--- Start Input ---
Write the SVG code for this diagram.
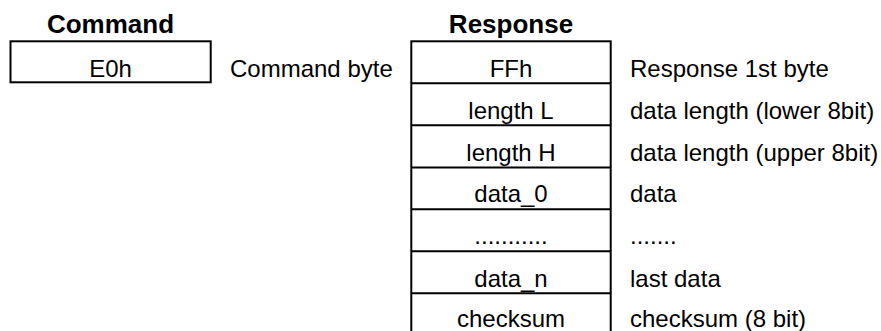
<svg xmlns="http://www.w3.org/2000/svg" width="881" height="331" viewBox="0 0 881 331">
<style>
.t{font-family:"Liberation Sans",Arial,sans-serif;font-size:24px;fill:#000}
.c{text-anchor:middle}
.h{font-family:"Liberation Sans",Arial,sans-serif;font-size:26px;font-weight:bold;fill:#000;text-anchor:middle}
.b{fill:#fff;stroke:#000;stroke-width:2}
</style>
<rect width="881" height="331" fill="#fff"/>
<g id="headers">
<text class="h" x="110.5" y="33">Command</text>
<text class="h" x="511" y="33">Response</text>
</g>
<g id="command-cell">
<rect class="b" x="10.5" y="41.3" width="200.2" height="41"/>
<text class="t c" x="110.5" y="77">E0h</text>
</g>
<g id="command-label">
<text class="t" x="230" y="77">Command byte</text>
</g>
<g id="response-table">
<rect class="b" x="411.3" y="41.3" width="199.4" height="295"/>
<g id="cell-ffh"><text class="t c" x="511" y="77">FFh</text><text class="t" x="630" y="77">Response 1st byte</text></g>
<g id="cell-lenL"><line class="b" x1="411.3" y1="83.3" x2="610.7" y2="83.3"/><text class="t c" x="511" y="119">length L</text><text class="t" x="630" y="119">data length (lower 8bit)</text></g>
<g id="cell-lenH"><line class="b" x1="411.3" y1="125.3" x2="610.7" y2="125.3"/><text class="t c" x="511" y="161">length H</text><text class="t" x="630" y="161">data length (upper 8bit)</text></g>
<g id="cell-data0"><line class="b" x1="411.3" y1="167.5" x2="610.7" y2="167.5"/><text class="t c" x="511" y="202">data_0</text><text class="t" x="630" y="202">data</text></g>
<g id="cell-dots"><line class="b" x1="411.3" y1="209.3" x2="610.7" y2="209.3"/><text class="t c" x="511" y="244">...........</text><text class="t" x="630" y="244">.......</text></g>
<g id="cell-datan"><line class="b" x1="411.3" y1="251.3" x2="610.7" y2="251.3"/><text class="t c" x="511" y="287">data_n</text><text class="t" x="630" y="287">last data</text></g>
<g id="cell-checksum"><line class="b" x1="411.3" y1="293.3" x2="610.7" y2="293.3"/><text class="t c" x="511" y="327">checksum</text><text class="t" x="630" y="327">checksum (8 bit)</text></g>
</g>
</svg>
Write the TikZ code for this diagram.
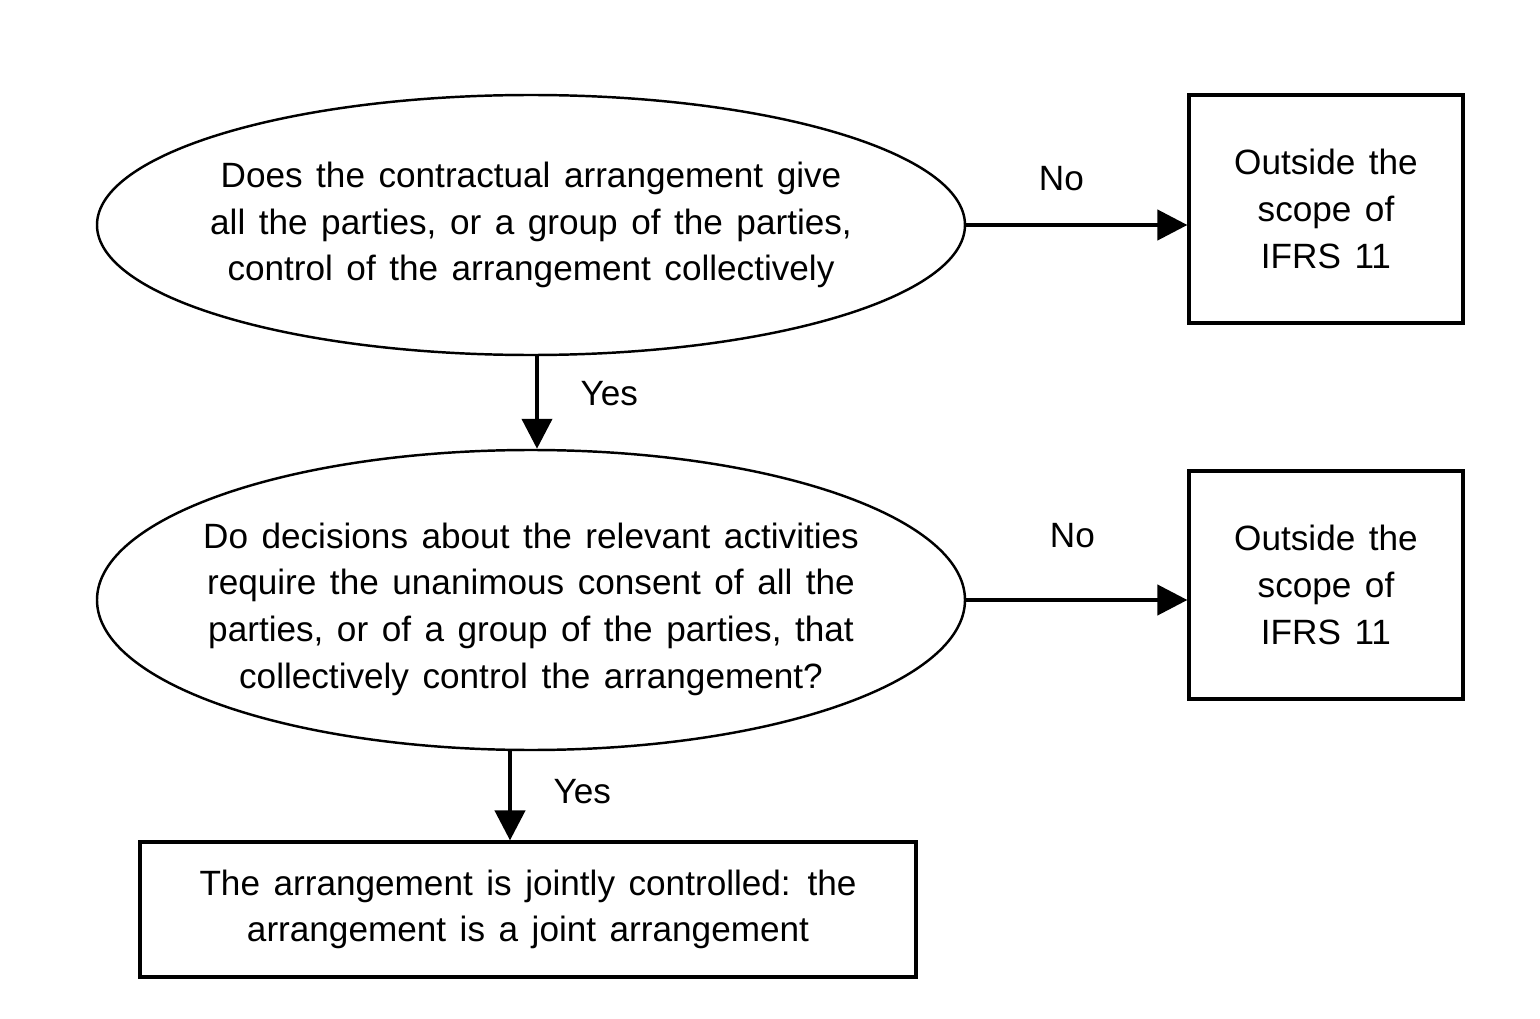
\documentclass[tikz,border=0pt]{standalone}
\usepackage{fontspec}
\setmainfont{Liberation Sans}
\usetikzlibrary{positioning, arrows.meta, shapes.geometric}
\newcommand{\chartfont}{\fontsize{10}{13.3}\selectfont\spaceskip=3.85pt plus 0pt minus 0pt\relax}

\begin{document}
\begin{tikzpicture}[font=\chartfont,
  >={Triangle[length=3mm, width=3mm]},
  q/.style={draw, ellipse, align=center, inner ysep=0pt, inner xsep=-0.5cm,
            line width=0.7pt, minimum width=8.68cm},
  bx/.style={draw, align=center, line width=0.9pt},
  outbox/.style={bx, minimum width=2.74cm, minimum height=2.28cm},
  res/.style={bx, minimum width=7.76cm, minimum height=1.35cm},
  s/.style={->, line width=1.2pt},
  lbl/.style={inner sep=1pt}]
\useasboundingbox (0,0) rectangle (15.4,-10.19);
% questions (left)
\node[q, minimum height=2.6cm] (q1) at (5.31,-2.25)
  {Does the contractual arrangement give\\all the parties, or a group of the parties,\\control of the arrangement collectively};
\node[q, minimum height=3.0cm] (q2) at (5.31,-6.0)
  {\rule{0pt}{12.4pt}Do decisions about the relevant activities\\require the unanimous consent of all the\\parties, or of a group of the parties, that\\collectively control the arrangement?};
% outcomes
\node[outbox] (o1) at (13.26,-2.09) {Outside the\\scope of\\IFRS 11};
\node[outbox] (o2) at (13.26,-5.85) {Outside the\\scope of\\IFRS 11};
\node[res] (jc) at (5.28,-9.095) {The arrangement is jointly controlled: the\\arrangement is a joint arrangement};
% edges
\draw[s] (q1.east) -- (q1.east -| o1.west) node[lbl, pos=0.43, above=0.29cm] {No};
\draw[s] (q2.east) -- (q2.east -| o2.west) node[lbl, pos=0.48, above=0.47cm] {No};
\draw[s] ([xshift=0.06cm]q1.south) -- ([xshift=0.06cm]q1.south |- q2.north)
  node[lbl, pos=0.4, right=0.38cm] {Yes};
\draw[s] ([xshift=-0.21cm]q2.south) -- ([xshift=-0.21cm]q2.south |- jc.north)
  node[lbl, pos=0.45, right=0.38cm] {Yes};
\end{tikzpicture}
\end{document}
--- End Input ---
** Short exercise **
Write out every entry again word for word, without any of the pictures.

** Worked solution **
Write the SVG code for this diagram.
<svg xmlns="http://www.w3.org/2000/svg" width="881" height="331" viewBox="0 0 881 331">
<style>
.t{font-family:"Liberation Sans",Arial,sans-serif;font-size:24px;fill:#000}
.c{text-anchor:middle}
.h{font-family:"Liberation Sans",Arial,sans-serif;font-size:26px;font-weight:bold;fill:#000;text-anchor:middle}
.b{fill:#fff;stroke:#000;stroke-width:2}
</style>
<rect width="881" height="331" fill="#fff"/>
<g id="headers">
<text class="h" x="110.5" y="33">Command</text>
<text class="h" x="511" y="33">Response</text>
</g>
<g id="command-cell">
<rect class="b" x="10.5" y="41.3" width="200.2" height="41"/>
<text class="t c" x="110.5" y="77">E0h</text>
</g>
<g id="command-label">
<text class="t" x="230" y="77">Command byte</text>
</g>
<g id="response-table">
<rect class="b" x="411.3" y="41.3" width="199.4" height="295"/>
<g id="cell-ffh"><text class="t c" x="511" y="77">FFh</text><text class="t" x="630" y="77">Response 1st byte</text></g>
<g id="cell-lenL"><line class="b" x1="411.3" y1="83.3" x2="610.7" y2="83.3"/><text class="t c" x="511" y="119">length L</text><text class="t" x="630" y="119">data length (lower 8bit)</text></g>
<g id="cell-lenH"><line class="b" x1="411.3" y1="125.3" x2="610.7" y2="125.3"/><text class="t c" x="511" y="161">length H</text><text class="t" x="630" y="161">data length (upper 8bit)</text></g>
<g id="cell-data0"><line class="b" x1="411.3" y1="167.5" x2="610.7" y2="167.5"/><text class="t c" x="511" y="202">data_0</text><text class="t" x="630" y="202">data</text></g>
<g id="cell-dots"><line class="b" x1="411.3" y1="209.3" x2="610.7" y2="209.3"/><text class="t c" x="511" y="244">...........</text><text class="t" x="630" y="244">.......</text></g>
<g id="cell-datan"><line class="b" x1="411.3" y1="251.3" x2="610.7" y2="251.3"/><text class="t c" x="511" y="287">data_n</text><text class="t" x="630" y="287">last data</text></g>
<g id="cell-checksum"><line class="b" x1="411.3" y1="293.3" x2="610.7" y2="293.3"/><text class="t c" x="511" y="327">checksum</text><text class="t" x="630" y="327">checksum (8 bit)</text></g>
</g>
</svg>
Write the TikZ code for this diagram.
\documentclass[tikz,border=0pt]{standalone}
\usepackage{fontspec}
\setmainfont{Liberation Sans}
\usetikzlibrary{positioning, arrows.meta, shapes.geometric}
\newcommand{\chartfont}{\fontsize{10}{13.3}\selectfont\spaceskip=3.85pt plus 0pt minus 0pt\relax}

\begin{document}
\begin{tikzpicture}[font=\chartfont,
  >={Triangle[length=3mm, width=3mm]},
  q/.style={draw, ellipse, align=center, inner ysep=0pt, inner xsep=-0.5cm,
            line width=0.7pt, minimum width=8.68cm},
  bx/.style={draw, align=center, line width=0.9pt},
  outbox/.style={bx, minimum width=2.74cm, minimum height=2.28cm},
  res/.style={bx, minimum width=7.76cm, minimum height=1.35cm},
  s/.style={->, line width=1.2pt},
  lbl/.style={inner sep=1pt}]
\useasboundingbox (0,0) rectangle (15.4,-10.19);
% questions (left)
\node[q, minimum height=2.6cm] (q1) at (5.31,-2.25)
  {Does the contractual arrangement give\\all the parties, or a group of the parties,\\control of the arrangement collectively};
\node[q, minimum height=3.0cm] (q2) at (5.31,-6.0)
  {\rule{0pt}{12.4pt}Do decisions about the relevant activities\\require the unanimous consent of all the\\parties, or of a group of the parties, that\\collectively control the arrangement?};
% outcomes
\node[outbox] (o1) at (13.26,-2.09) {Outside the\\scope of\\IFRS 11};
\node[outbox] (o2) at (13.26,-5.85) {Outside the\\scope of\\IFRS 11};
\node[res] (jc) at (5.28,-9.095) {The arrangement is jointly controlled: the\\arrangement is a joint arrangement};
% edges
\draw[s] (q1.east) -- (q1.east -| o1.west) node[lbl, pos=0.43, above=0.29cm] {No};
\draw[s] (q2.east) -- (q2.east -| o2.west) node[lbl, pos=0.48, above=0.47cm] {No};
\draw[s] ([xshift=0.06cm]q1.south) -- ([xshift=0.06cm]q1.south |- q2.north)
  node[lbl, pos=0.4, right=0.38cm] {Yes};
\draw[s] ([xshift=-0.21cm]q2.south) -- ([xshift=-0.21cm]q2.south |- jc.north)
  node[lbl, pos=0.45, right=0.38cm] {Yes};
\end{tikzpicture}
\end{document}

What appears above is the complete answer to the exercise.